BLM lands (also federal department of interior) are generally less spectacular, but just as nice and more interesting to visit. They manage graziers and are more multi-use (horses, 4wd, atvs, snow mobiles). Camping is also cheap when a loo  and water  is provided (around $8 per night), or free anywhere else but you have to carry water (more difficult on a bike). We love BLM, as it often borders National parks, and is usually close on deserted. Our camp in Moab was BLM, and we also enjoyed Grand Staircase Escalante National Monument on the northern border with Glen Canyon. Just as spectacular, and no drunken yobs!

Forest service is in a different federal department, and was once all about foresty, but they are also now targetting multiple use. That means forestry roads, and like BLM, they are also often next to NPs, which means wildlife galore. Camping is also on the cheaper end (usually around $12), with picnic tables, nice private sites, water, sinks, and sometimes showers (for example, at Flaming Gorge).

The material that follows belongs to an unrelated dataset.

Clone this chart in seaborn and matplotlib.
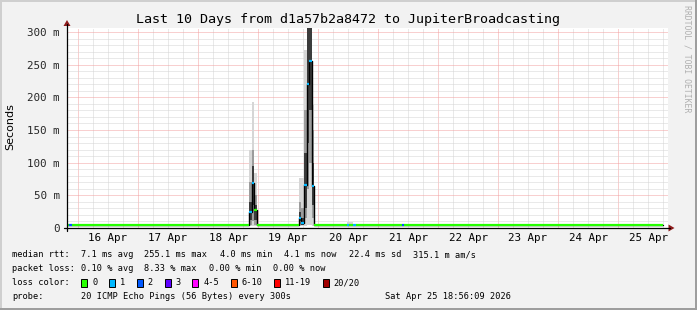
import numpy as np
import pandas as pd
import matplotlib
matplotlib.use("Agg")
import matplotlib.pyplot as plt
from matplotlib.patches import Rectangle, Polygon
from matplotlib.lines import Line2D
import matplotlib.transforms as mtransforms
import seaborn as sns

# ---------------- data ----------------
# segment boundaries in hours relative to 16 Apr 00:00
seg_edges_h = [-4.4, -3.6, -2.4, 68.2, 69.4, 70.4, 71.6, 88.4, 89.2, 90.2, 91.4,
               92.5, 93.5, 94.5, 107.6, 108.4, 110.0, 111.2, 129.6, 130.4, 234.0]
median_ms = [4.1, 4.1, 4.1, 25, 69, 27, 4.1, 16, 8, 66, 220,
             255.1, 65, 4.1, 4.1, 4.1, 4.1, 4.1, 4.1, 4.1]
loss_pings = [0, 2, 0, 1, 1, 0, 0, 1, 1, 1, 1,
              1, 1, 0, 1, 0, 1, 0, 2, 0]
smoke_min_ms = [3.9, 3.9, 3.9, 3, 3, 3, 3.9, 3, 3, 3, 5,
                5, 3, 3.9, 3.9, 3.9, 3.9, 3.9, 3.9, 3.9]
smoke_max_ms = [4.6, 4.6, 4.6, 119, 193, 84, 4.6, 76, 76, 272, 330,
                330, 188, 4.6, 9.6, 9.6, 6, 4.6, 5, 4.6]
smoke_mid_lo_ms = [4.0, 4.0, 4.0, 5, 10, 5, 4.0, 5, 4, 15, 60,
                   100, 15, 4.0, 4.0, 4.0, 4.0, 4.0, 4.0, 4.0]
smoke_mid_hi_ms = [4.3, 4.3, 4.3, 70, 120, 50, 4.3, 40, 30, 180, 330,
                   330, 150, 4.3, 5, 5, 4.3, 4.3, 4.3, 4.3]
smoke_dark_lo_ms = [4.0, 4.0, 4.0, 12, 35, 12, 4.0, 10, 5, 30, 130,
                    180, 35, 4.0, 4.0, 4.0, 4.0, 4.0, 4.0, 4.0]
smoke_dark_hi_ms = [4.2, 4.2, 4.2, 40, 95, 35, 4.2, 25, 15, 115, 330,
                    330, 100, 4.2, 4.2, 4.2, 4.2, 4.2, 4.2, 4.2]

day_label_hours = [12, 36, 60, 84, 108, 132, 156, 180, 204, 228]
day_labels = ["16 Apr", "17 Apr", "18 Apr", "19 Apr", "20 Apr",
              "21 Apr", "22 Apr", "23 Apr", "24 Apr", "25 Apr"]
y_tick_values = [0, 50, 100, 150, 200, 250, 300]
y_tick_labels = ["0", "50 m", "100 m", "150 m", "200 m", "250 m", "300 m"]

loss_legend_labels = ["0", "1", "2", "3", "4-5", "6-10", "11-19", "20/20"]
loss_legend_colors = ["#26ff00", "#00b8ff", "#0059ff", "#5e00ff",
                      "#ff00ff", "#ff5500", "#ff0000", "#a10000"]
loss_color_by_count = {0: "#26ff00", 1: "#00b8ff", 2: "#0059ff", 3: "#5e00ff"}

title_text = "Last 10 Days from d1a57b2a8472 to JupiterBroadcasting"
rtt_fields = ["7.1 ms avg", "255.1 ms max", "4.0 ms min", "4.1 ms now",
              "22.4 ms sd", "315.1 m am/s"]
loss_fields = ["0.10 % avg", "8.33 % max", "0.00 % min", "0.00 % now"]
probe_text = "20 ICMP Echo Pings (56 Bytes) every 300s"
stamp_text = "Sat Apr 25 18:56:09 2026"

# ---------------- figure ----------------
W, H = 697, 310
MONO = "DejaVu Sans Mono"
sns.set_style("white")
plt.rcParams["font.family"] = ["DejaVu Sans Mono", "DejaVu Sans"]

def fx(x):
    return x / W

def fy(y):
    return 1 - y / H

BG = "#f2f2f2"
fig = plt.figure(figsize=(W / 100, H / 100), dpi=100, facecolor=BG)

# 3D-ish border
for (x0, y0, w, h, c) in [(0, 0, W, 2, "#cfcfcf"), (0, 0, 2, H, "#cfcfcf"),
                          (0, H - 2, W, 2, "#9e9e9e"), (W - 2, 0, 2, H, "#9e9e9e")]:
    fig.patches.append(Rectangle((fx(x0), fy(y0 + h)), w / W, h / H,
                                 transform=fig.transFigure, color=c, lw=0, zorder=0))

L, R, T, B = 67, 668, 28, 228
ax = fig.add_axes([fx(L), fy(B), (R - L) / W, (B - T) / H])
ax.set_facecolor("white")
ax.set_xlim(-4.4, 236.0)
ax.set_ylim(0, 306.1)
for s in ax.spines.values():
    s.set_visible(False)

# grid
ax.set_axisbelow(True)
ax.set_xticks(np.arange(0, 236, 24))
ax.set_xticks(np.arange(-0, 236, 6), minor=True)
ax.set_yticks(y_tick_values, y_tick_labels)
ax.set_yticks(np.arange(0, 306, 10), minor=True)
ax.grid(which="minor", color="#d4d4d4", linestyle=(0, (1, 1)), linewidth=0.72)
ax.grid(which="major", color="#f3a0a0", linestyle=(0, (1, 1)), linewidth=0.72)
ax.set_xticklabels([])
ax.tick_params(axis="both", which="major", length=2.2, width=0.72, color="black",
               direction="out")
ax.tick_params(axis="both", which="minor", length=1.2, width=0.72, color="black",
               direction="out")
ax.tick_params(axis="y", which="major", pad=3.0, labelsize=7.8)
for t in ax.get_yticklabels():
    t.set_family(MONO)

edges = np.array(seg_edges_h, dtype=float)

def step_y(vals):
    v = list(vals)
    return np.array(v + [v[-1]], dtype=float)

# smoke
ax.fill_between(edges, step_y(smoke_min_ms), step_y(smoke_max_ms), step="post",
                color="#d6d6d6", lw=0, zorder=2)
ax.fill_between(edges, step_y(smoke_mid_lo_ms), step_y(smoke_mid_hi_ms), step="post",
                color="#9c9c9c", lw=0, zorder=2.1)
ax.fill_between(edges, step_y(smoke_dark_lo_ms), step_y(smoke_dark_hi_ms), step="post",
                color="#3c3c3c", lw=0, zorder=2.2)

# median: black connector step line + coloured loss segments
df = pd.DataFrame({"h": edges, "ms": step_y(median_ms)})
sns.lineplot(data=df, x="h", y="ms", ax=ax, estimator=None, sort=False,
             drawstyle="steps-post", color="black", linewidth=1.0, zorder=3)
ax.set_xlabel("")
ax.set_ylabel("")
seg_colors = [loss_color_by_count[c] for c in loss_pings]
ax.hlines(median_ms, edges[:-1], edges[1:], colors=seg_colors, linewidth=1.6,
          zorder=4, capstyle="butt")

# x tick labels (centred at noon)
trans = mtransforms.blended_transform_factory(ax.transData, ax.transAxes)
for hpos, lab in zip(day_label_hours, day_labels):
    ax.text(hpos, (B - 238) / (B - T), lab, transform=trans, ha="center", va="center",
            fontsize=7.8, family=MONO, color="black")

# axis lines with arrows
AR = "#8e1b1b"
fig.add_artist(Line2D([fx(64), fx(670)], [fy(B), fy(B)], color="black", lw=0.9,
                      transform=fig.transFigure))
fig.add_artist(Line2D([fx(L), fx(L)], [fy(231), fy(24)], color="black", lw=0.9,
                      transform=fig.transFigure))
fig.add_artist(Polygon([[fx(668.5), fy(224.5)], [fx(668.5), fy(231.5)], [fx(674.5), fy(B)]],
                       closed=True, color=AR, transform=fig.transFigure, lw=0))
fig.add_artist(Polygon([[fx(63.5), fy(26)], [fx(70.5), fy(26)], [fx(L), fy(20)]],
                       closed=True, color=AR, transform=fig.transFigure, lw=0))

# title and labels
fig.text(fx(348), fy(19), title_text, ha="center", va="center", fontsize=9.6,
         family=MONO, color="black")
fig.text(fx(10), fy(127), "Seconds", ha="center", va="center", rotation=90,
         fontsize=8.0, family="DejaVu Sans", color="black")
fig.text(fx(687), fy(59), "RRDTOOL / TOBI OETIKER", ha="center", va="center",
         rotation=-90, fontsize=5.9, family=MONO, color="#b0b0b0")

# legend block
LF = 6.25
def ltext(x, y, s):
    fig.text(fx(x), fy(y), s, ha="left", va="center", fontsize=LF, family=MONO,
             color="black")

ltext(12, 254.5, "median rtt:")
for xpos, s in zip([80.7, 144.3, 219.7, 284, 348.7, 413.3], rtt_fields):
    ltext(xpos, 254.5, s)
ltext(12, 268.5, "packet loss:")
for xpos, s in zip([80.7, 144.3, 209.3, 273.3], loss_fields):
    ltext(xpos, 268.5, s)
ltext(12, 282.5, "loss color:")
box_x = [81.3, 109, 136.7, 164.7, 192.3, 230.7, 274, 322.7]
lab_x = [92.3, 119.7, 147.3, 175.7, 203.3, 241.3, 284.7, 333.7]
for bx, lx, lab, col in zip(box_x, lab_x, loss_legend_labels, loss_legend_colors):
    fig.patches.append(Rectangle((fx(bx), fy(286.5)), 6 / W, 8 / H,
                                 transform=fig.transFigure, facecolor=col,
                                 edgecolor="black", lw=0.7))
    ltext(lx, 282.5, lab)
ltext(12, 296.5, "probe:")
ltext(80.7, 296.5, probe_text)
ltext(385, 296.5, stamp_text)

fig.savefig("out.png", dpi=100, facecolor=BG)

State parks are the oddity. Washington was a shocker - they are campgrounds in great locations with pay showers but pretty much just a few trees and no privacy between sites, although you do get picnic tables and water taps. But the cost? up to $28 a night, and also often a separate entry fee. The exception is some Utah state parks. We LOVED  Kodachrome. $16/night, free hot showers, filtered water, a great kitchen sink, and nice, private campsites. Plus the caretaker's wife gave us lotion to stop the dredded knats, which ignore deet. A great place to hide during the 4th July long weekend.